You also need patience because it's almost impossible to turn a program around overnight. Often fans don't have that attribute which means pressure for the coach.
Dick MacPherson felt that pressure after the 1986 season when his Syracuse football team finished 5-6. The signs and bumper stickers said "Sack Mac." It was MacPherson's sixth season as Orange coach and his 30-36-1 record was enough proof for some fans to say a change was needed. Athletic director Jake Crouthamel, who hired MacPherson, didn't pull the trigger.
If you're a longtime Orange fan, you remember what happened in 1987, an 11-0-1 record, SU's first win over rival Penn State in 17 years and a Sugar Bowl berth. It was a special season that other than the 1959 team's national championship, was the greatest in school history.
Coach Mac passed away on Tuesday, almost 30 years after that magical season and his death is a reminder of why it can be important to be patient.
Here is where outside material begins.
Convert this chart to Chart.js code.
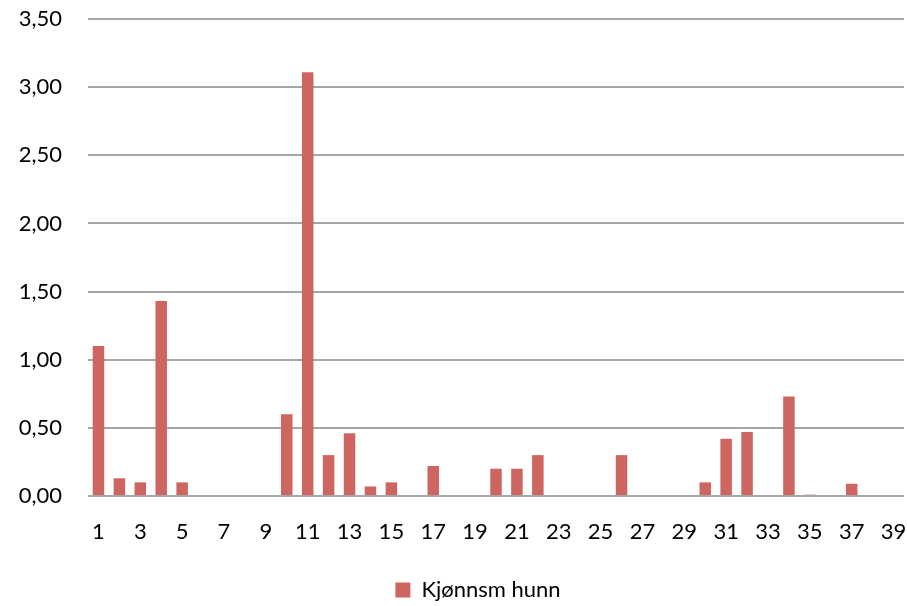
<!DOCTYPE html>
<html>
<head>
<meta charset="utf-8">
<script src="https://cdn.jsdelivr.net/npm/chart.js@4/dist/chart.umd.min.js"></script>
<style>
  html, body { margin: 0; padding: 0; background: #fff; }
  #wrap { width: 907px; height: 606px; }
</style>
</head>
<body>
<div id="wrap"><canvas id="chart"></canvas></div>
<script>
// categories 1..39
const categories = ['1','2','3','4','5','6','7','8','9','10','11','12','13','14','15','16','17','18','19','20',
  '21','22','23','24','25','26','27','28','29','30','31','32','33','34','35','36','37','38','39'];
// values
const hunnValues = [1.10, 0.13, 0.10, 1.43, 0.10, 0, 0, 0, 0, 0.60,
  3.11, 0.30, 0.46, 0.07, 0.10, 0, 0.22, 0, 0, 0.20,
  0.20, 0.30, 0, 0, 0, 0.30, 0, 0, 0, 0.10,
  0.42, 0.47, 0, 0.73, 0.01, 0, 0.09, 0, 0];
const seriesName = 'Kjønnsm hunn';
const yTicks = [0, 0.5, 1, 1.5, 2, 2.5, 3, 3.5];

const font = "Lato, 'Open Sans', sans-serif";

// nudge the legend a bit to the left, like the original
const legendShift = {
  id: 'legendShift',
  afterLayout(chart) {
    chart.legend.left -= 18;
    chart.legend.right -= 18;
  }
};

const ctx = document.getElementById('chart').getContext('2d');
const chart = new Chart(ctx, {
  type: 'bar',
  data: {
    labels: categories,
    datasets: [{
      label: seriesName,
      data: hunnValues,
      backgroundColor: 'rgb(205, 102, 96)',
      borderWidth: 0,
      barPercentage: 0.55,
      categoryPercentage: 1
    }]
  },
  plugins: [legendShift],
  options: {
    responsive: true,
    maintainAspectRatio: false,
    animation: false,
    layout: { padding: { left: 0, right: 3, top: 19, bottom: 0 } },
    plugins: {
      legend: {
        position: 'bottom',
        fullSize: false,
        maxHeight: 29,
        labels: {
          font: { family: font, size: 22 },
          color: '#000',
          boxWidth: 15,
          boxHeight: 15,
          padding: 2
        }
      },
      tooltip: { enabled: false }
    },
    scales: {
      x: {
        grid: { display: false },
        border: { display: false },
        afterFit: function(s) { s.height = 81; s.paddingLeft = 0; s.paddingRight = 0; },
        ticks: {
          autoSkip: false,
          maxRotation: 0,
          color: '#000',
          padding: 15,
          font: { family: font, size: 22 },
          callback: function(val, i) { return i % 2 === 0 ? categories[i] : ''; }
        }
      },
      y: {
        min: 0,
        max: 3.5,
        afterFit: function(s) { s.width = 88; },
        afterBuildTicks: function(s) { s.ticks = yTicks.map(v => ({ value: v })); },
        grid: { color: '#a6a6a6', lineWidth: 2, drawTicks: true, tickLength: 26, tickColor: 'rgba(0,0,0,0)' },
        border: { display: false },
        ticks: {
          color: '#000',
          padding: 0,
          font: { family: font, size: 22 },
          callback: function(v) { return v.toFixed(2).replace('.', ','); }
        }
      }
    }
  }
});
</script>
</body>
</html>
MacPherson inherited a program that had fallen on hard times. The Carrier Dome had opened the year before his arrival and it was vital to recruiting. But if you ever met Coach Mac, his enthusiasm was even more important to reviving the Orange.
I met MacPherson once, at a sports banquet in Albany in February 1988. He was exactly as you saw him on TV, outgoing and genuine. It was a pleasure talking to him for a few minutes to congratulate him on his team's success.
I was stunned when he left Syracuse after the 1990 season to coach the New England Patriots. I understood when he said coaching in the NFL meant more money but after all those years it took to build a successful program at Syracuse, why leave?
MacPherson lasted only two seasons in the NFL. The Patriots were the exact opposite of who they are today, they had unstable ownership and were rumored to be moving to St. Louis. It was a bad situation and MacPherson would never coach again after a 2-14 1992 season.
Even though MacPherson was from Maine, he returned to Syracuse and became even more popular. He helped charities and he was an analyst on Syracuse football radio broadcasts. You could excuse his open cheering on the air because you knew it came from the heart.
The 1980s were a special decade for Syracuse sports. Jim Boeheim's basketball team took advantage of the rise of the Big East and became a national power that continues today. MacPherson's success took longer and lasted only a few years but it was incredible to see Syracuse football rise from the ashes.
In barely a decade, Coach Mac endeared himself to central New York. His passing at 86, which was sudden, was a shock. His memory and legacy will live on in the hearts of Syracuse football fans for years.